12. On the other hand, the learned counsel appearing on behalf of the respondents/plaintiffs would submit that even there is no denying of the fact that the lower appellate court had unnecessarily gone into the question of title and the plaintiffs acquiring title by means of adverse possession, still, the long possession and enjoyment of the suit property by the plaintiffs has been found to be correct on evidence made available, thus meeting with the point of the suit and its prayer, and moreover, since on the part of the appellant, he has neither pleaded nor prayed for any title nor for declaration of title, the respondents/plaintiffs are not at all at fault and in their opinion, the granting of the decree in favour of the plaintiffs setting aside the judgment and decree passed by the trial court on merits by the first appellate court so far as it is concerned with the possession of the plaintiffs which has in no manner either became tainted or could be termed invalid, and therefore, would pray to confirm the judgment and decree passed by the first appellate court dismissing the above second appeal. 13.
13. On a overall consideration of the facts and circumstances, the position of law on the subject, the pleadings and prayer of the suit, the judgment and decree passed by the trial court on issues framed and in consideration of the evidence placed on record and ultimately dismissing the suit and subsequently on appeal by the plaintiffs before the lower appellate court, the said Court having framed its points and in appreciation of the evidence in its own manner and ultimately arriving at the conclusions to allow the appeal setting aside the judgment and decree of the trial court in decreeing the suit for permanent injunction and thereafter, the defendant, having preferred the above second appeal against the judgment and decree passed by the first appellate court and a learned single Judge of this Court having framed the substantial question of law as extracted supra, if a decision has to be arrived at by this Court, it has to be spelt out that the trial court, in observing all the legal necessities and in conducting a full trial on framing its own issues and having discussed the facts and circumstances of the case on evidence placed on record, has ultimately decided to dismiss the suit on the main ground that there had been non-compliance of the notice contemplated under Section 80(1) CPC. However, it has to be noted from the materials made available and from the judgment of the first appellate court that even though there was no compliance of the notice contemplated under Section 80(1) CPC, since it is a suit against the government, there is evidence for having filed an application in I.A.No.413 of 1985 under Section 80(2) CPC for dispensing with the issuance of notice under Section 80(1) CPC and the said interlocutory application having been contested by the other side, an order has been passed allowing the said application by the trial court, and therefore, on the part of the trial court, having itself acted in the manner mentioned in dispensing with Section 80(1) notice, it is actually surprising to this Court whether the same court could arrive at a different conclusion holding to dismiss the suit for want of Section 80(1) notice, and therefore, the trial court does not seem to have arrived at a valid conclusion much less on merits and in accordance with law. 14.
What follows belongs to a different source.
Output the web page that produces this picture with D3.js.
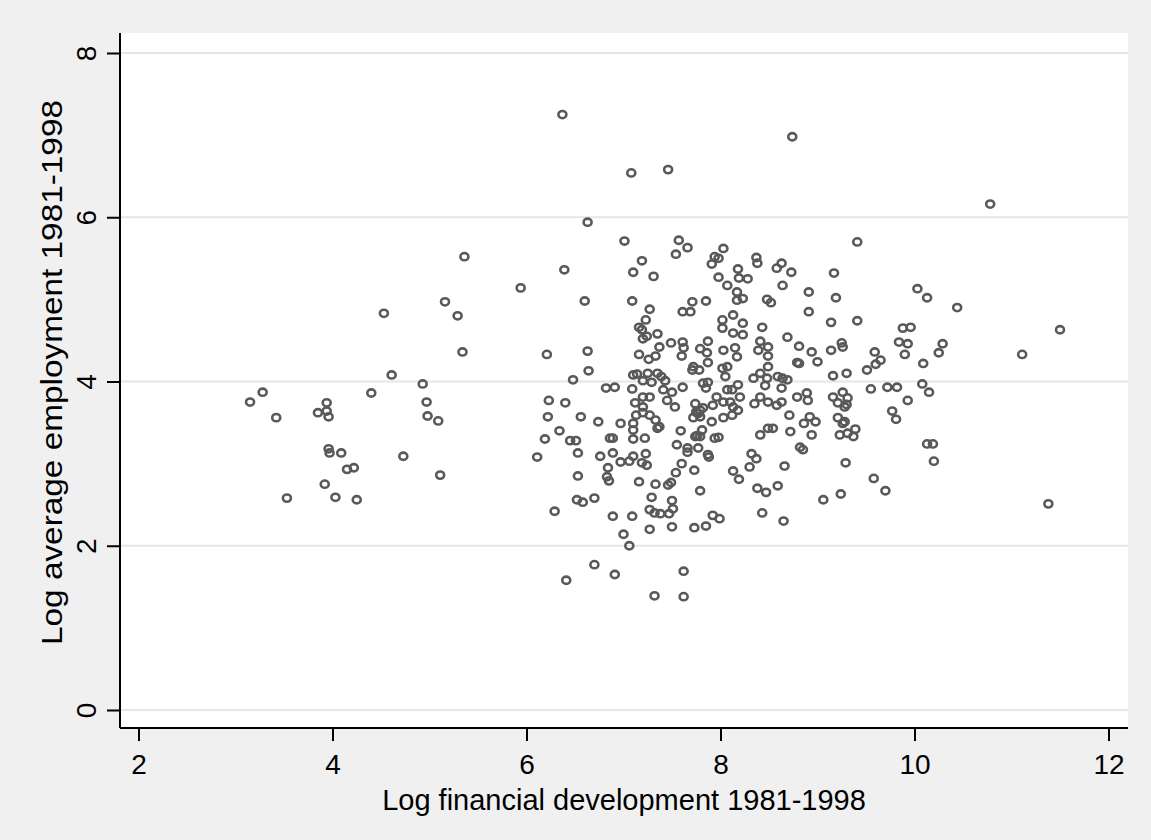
<!DOCTYPE html>
<html>
<head>
<meta charset="utf-8">
<script src="https://cdn.jsdelivr.net/npm/d3@7"></script>
<style>
  body { margin: 0; background: #f0f0f0; }
  text { font-family: "Liberation Sans", Arial, sans-serif; fill: #000; }
</style>
</head>
<body>
<script>
// log financial development (x) and log average employment (y)
const finDev = [
  3.15,3.28,3.42,3.53,3.85,3.94,3.94,3.96,3.96,3.97,4.09,3.92,4.03,4.15,4.22,4.25,4.40,4.61,4.73,4.93,
  4.97,4.98,5.09,5.11,4.53,5.16,5.29,5.34,5.36,5.94,
  6.37,6.63,6.39,6.60,6.21,6.63,6.64,6.48,6.82,6.23,6.40,6.22,6.56,6.74,6.34,6.19,6.45,6.51,6.53,6.11,
  6.76,6.86,6.53,6.83,6.52,6.58,6.70,6.29,6.70,6.41,
  6.89,7.09,7.00,7.06,6.91,7.62,7.32,7.62,7.27,7.50,7.73,7.85,7.92,7.99,8.43,8.65,7.27,7.32,7.38,7.47,
  7.51,7.50,7.29,7.33,7.46,7.49,7.54,7.60,7.73,7.79,7.16,6.84,6.85,6.97,7.06,7.10,7.19,7.24,7.23,6.89,
  7.88,8.13,8.19,8.30,8.37,8.32,8.38,8.47,8.59,8.66,9.06,9.24,9.29,8.85,7.66,
  7.10,7.19,7.31,7.54,7.09,7.27,7.23,7.16,7.19,7.24,7.20,7.35,7.37,7.49,7.33,7.26,7.16,7.10,7.14,7.25,
  7.35,7.39,7.20,7.29,7.43,6.91,7.09,7.20,7.27,7.41,7.50,7.61,7.45,7.53,7.12,7.20,7.13,7.20,7.27,7.33,
  7.37,6.97,7.10,7.10,7.59,6.89,7.10,7.22,7.35,7.61,7.62,7.60,7.79,7.87,7.86,7.87,7.72,7.71,7.78,7.82,
  7.87,7.85,7.74,7.76,7.79,7.82,7.79,7.72,7.92,7.96,8.03,8.07,8.12,8.18,8.20,8.10,8.13,8.18,8.12,8.03,
  7.91,7.81,7.98,7.94,7.76,7.55,8.02,8.07,8.05,8.03,8.15,8.17,8.02,8.02,8.13,8.23,8.23,8.13,8.17,8.23,
  8.17,8.07,7.98,7.91,7.98,8.18,8.28,8.19,8.38,8.58,8.63,8.73,8.64,8.48,8.52,8.91,8.91,9.17,9.19,9.14,
  8.43,8.41,8.39,8.49,8.49,8.49,8.69,8.81,8.79,8.81,8.94,9.00,9.14,9.25,9.26,9.16,9.30,8.34,8.41,8.48,
  8.59,8.64,8.69,8.63,8.46,8.41,8.49,8.35,8.58,8.63,8.79,8.89,8.90,9.16,9.21,9.28,8.71,8.86,8.92,8.98,
  9.21,9.26,8.72,8.49,8.54,8.41,8.94,9.23,8.82,
  10.78,9.41,10.03,10.13,10.44,9.41,9.88,9.96,9.84,9.93,9.90,10.29,10.25,11.11,9.59,9.65,9.60,9.51,10.09,9.55,
  9.72,9.82,10.08,10.15,9.93,9.77,9.81,10.13,10.19,10.20,9.58,9.70,9.26,9.31,9.30,9.28,9.39,9.37,9.31,11.50,
  11.38,
  7.08,7.46,8.74,7.01,7.57,7.66,8.03,7.94,8.37,
  7.74,7.79,7.66,7.77,7.87,7.75,7.77,7.61,7.69,7.71,7.85
];
const logEmp = [
  3.75,3.87,3.56,2.58,3.62,3.74,3.64,3.57,3.18,3.13,3.13,2.75,2.59,2.93,2.95,2.56,3.86,4.08,3.09,3.97,
  3.75,3.58,3.52,2.86,4.83,4.97,4.80,4.36,5.52,5.14,
  7.25,5.94,5.36,4.98,4.33,4.37,4.13,4.02,3.92,3.77,3.74,3.57,3.57,3.51,3.40,3.30,3.28,3.28,3.13,3.08,
  3.09,3.31,2.85,2.84,2.56,2.53,2.58,2.42,1.77,1.58,
  2.36,2.36,2.14,2.00,1.65,1.69,1.39,1.38,2.20,2.23,2.22,2.24,2.37,2.33,2.40,2.30,2.44,2.40,2.39,2.39,
  2.45,2.55,2.59,2.75,2.74,2.77,2.89,3.00,2.92,2.67,2.78,2.95,2.79,3.02,3.03,3.09,3.01,2.98,3.12,3.13,
  3.08,2.91,2.81,2.96,3.06,3.12,2.70,2.65,2.73,2.97,2.56,2.63,3.01,3.17,3.14,
  5.33,5.47,5.28,5.55,4.98,4.88,4.75,4.66,4.63,4.55,4.52,4.58,4.42,4.47,4.31,4.27,4.33,4.08,4.09,4.10,
  4.10,4.06,4.01,3.99,4.01,3.93,3.91,3.81,3.81,3.90,3.87,3.93,3.77,3.69,3.74,3.69,3.59,3.62,3.59,3.53,
  3.45,3.49,3.49,3.41,3.40,3.31,3.30,3.31,3.43,4.48,4.41,4.31,4.40,4.49,4.35,4.23,4.18,4.14,4.14,3.98,
  3.99,3.92,3.73,3.62,3.65,3.68,3.57,3.56,3.71,3.81,3.75,3.90,3.90,3.96,3.81,3.75,3.69,3.65,3.59,3.56,
  3.51,3.41,3.32,3.31,3.34,3.23,4.16,4.18,4.06,4.38,4.41,4.30,4.75,4.65,4.59,4.71,4.57,4.81,4.99,5.01,
  5.09,5.17,5.27,5.43,5.50,5.37,5.25,5.26,5.44,5.38,5.44,5.33,5.17,5.00,4.96,5.09,4.85,5.32,5.02,4.72,
  4.66,4.49,4.38,4.42,4.31,4.18,4.54,4.43,4.23,4.22,4.36,4.24,4.38,4.47,4.42,4.07,4.10,4.04,4.10,4.04,
  4.06,4.04,4.02,3.92,3.95,3.81,3.75,3.73,3.71,3.75,3.81,3.86,3.77,3.81,3.74,3.69,3.59,3.49,3.57,3.51,
  3.56,3.49,3.39,3.43,3.43,3.35,3.35,3.35,3.20,
  6.16,5.70,5.13,5.02,4.90,4.74,4.65,4.66,4.48,4.46,4.33,4.46,4.35,4.33,4.36,4.26,4.21,4.14,4.22,3.91,
  3.93,3.93,3.97,3.87,3.77,3.64,3.54,3.24,3.24,3.03,2.82,2.67,3.87,3.80,3.72,3.51,3.42,3.33,3.37,4.63,
  2.51,
  6.54,6.58,6.98,5.71,5.72,5.63,5.62,5.52,5.51,
  3.33,3.33,3.19,3.19,3.11,3.63,3.61,4.85,4.85,4.97,4.98
];
const xTicks = [2, 4, 6, 8, 10, 12];
const yTicks = [0, 2, 4, 6, 8];
const xTitle = "Log financial development 1981-1998";
const yTitle = "Log average employment 1981-1998";

const W = 1151, H = 840;
const plot = {left: 120, right: 1128, top: 33, bottom: 728};

const svg = d3.select("body").append("svg")
  .attr("width", W).attr("height", H)
  .style("display", "block");

svg.append("rect").attr("width", W).attr("height", H).attr("fill", "#f0f0f0");
svg.append("rect")
  .attr("x", plot.left).attr("y", plot.top)
  .attr("width", plot.right - plot.left).attr("height", plot.bottom - plot.top)
  .attr("fill", "#fff");

const x = d3.scaleLinear().domain([2, 12]).range([138.5, 1108.5]);
const y = d3.scaleLinear().domain([0, 8]).range([710, 53]);

// grid
svg.append("g").selectAll("line").data(yTicks).enter().append("line")
  .attr("x1", plot.left).attr("x2", plot.right)
  .attr("y1", d => y(d)).attr("y2", d => y(d))
  .attr("stroke", "#e6e6e6").attr("stroke-width", 1.8);

// points - hollow rings, a little wider than tall like the original
const pts = finDev.map((d, i) => [d, logEmp[i]]);
svg.append("g").selectAll("ellipse").data(pts).enter().append("ellipse")
  .attr("cx", d => x(d[0])).attr("cy", d => y(d[1]))
  .attr("rx", 4.0).attr("ry", 3.6)
  .attr("fill", "none")
  .attr("stroke", "#595959")
  .attr("stroke-width", 2.6);

// x axis
const xAxis = svg.append("g").attr("transform", `translate(0,${plot.bottom})`)
  .call(d3.axisBottom(x).tickValues(xTicks).tickSize(13).tickPadding(13).tickFormat(d3.format("d")));
xAxis.select(".domain").attr("d", `M${plot.left},0H${plot.right}`).attr("stroke-width", 2);
xAxis.selectAll(".tick line").attr("stroke-width", 2);
xAxis.selectAll("text").style("font-size", "28px").attr("fill", "#000");

// y axis
const yAxis = svg.append("g").attr("transform", `translate(${plot.left},0)`)
  .call(d3.axisLeft(y).tickValues(yTicks).tickSize(13).tickPadding(12).tickFormat(d3.format("d")));
yAxis.select(".domain").attr("d", `M0,${plot.top}V${plot.bottom}`).attr("stroke-width", 2);
yAxis.selectAll(".tick line").attr("stroke-width", 2);
yAxis.selectAll("text")
  .style("font-size", "28px").attr("fill", "#000")
  .attr("x", 0).attr("dy", 0)
  .attr("text-anchor", "middle")
  .attr("transform", "translate(-24,0) rotate(-90)");

svg.selectAll(".domain").attr("stroke", "#000");
svg.selectAll(".tick line").attr("stroke", "#000");

// titles
svg.append("text")
  .attr("x", (plot.left + plot.right) / 2).attr("y", 810)
  .attr("text-anchor", "middle").style("font-size", "29px")
  .text(xTitle);
svg.append("text")
  .attr("transform", `translate(62,${(plot.top + plot.bottom) / 2 - 8}) rotate(-90)`)
  .attr("text-anchor", "middle").style("font-size", "30px")
  .attr("textLength", 545).attr("lengthAdjust", "spacingAndGlyphs")
  .text(yTitle);
</script>
</body>
</html>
14. On the other hand, the first appellate court has also committed its own follies in not determining the appeal as it is warranted under law framing proper points and sticking to the subject in issue. 15. In assessment of these aspects which have been discussed supra, both the trial court and the first appellate court have committed serious errors of law and in these circumstances, the only way left with for this Court is to set aside both the judgments and decrees passed by the trial court and the first appellate court as well and to remand the matter to the trial court for passing a judgment on merits and in accordance with law with further opportunity for parties to be heard. Since it is a long pending matter, this Court is of the further view that a time limit has to be fixed for expediting the remaining procedures as mentioned supra and hence the following judgment. In result, (i) the above second appeal stands allowed setting aside the the judgment and decree dated 25.1.1991 rendered in A.S.No.198 of 1990 by the Court of Principal District Judge, Erode, and the judgment and decree dated 31.1.1990 rendered in O.S.No.792 of 1985 by the Court of Additional District Munsif, Erode; (ii) the above matter is remanded to the trial court i.e. to the Court of First Additional District Munsif, Erode, for being decided on merits and in accordance with law with further opportunity for the parties to be heard; (iii) however, since it is a long pending matter, this Court is of the further view that the trial court shall expedite the remaining procedures as contemplated above and pass its judgment on merits and in accordance with law within a period of three months from the date of receipt of a copy of this judgment; (iv) however, in the circumstances of the case, there shall be no order as to costs.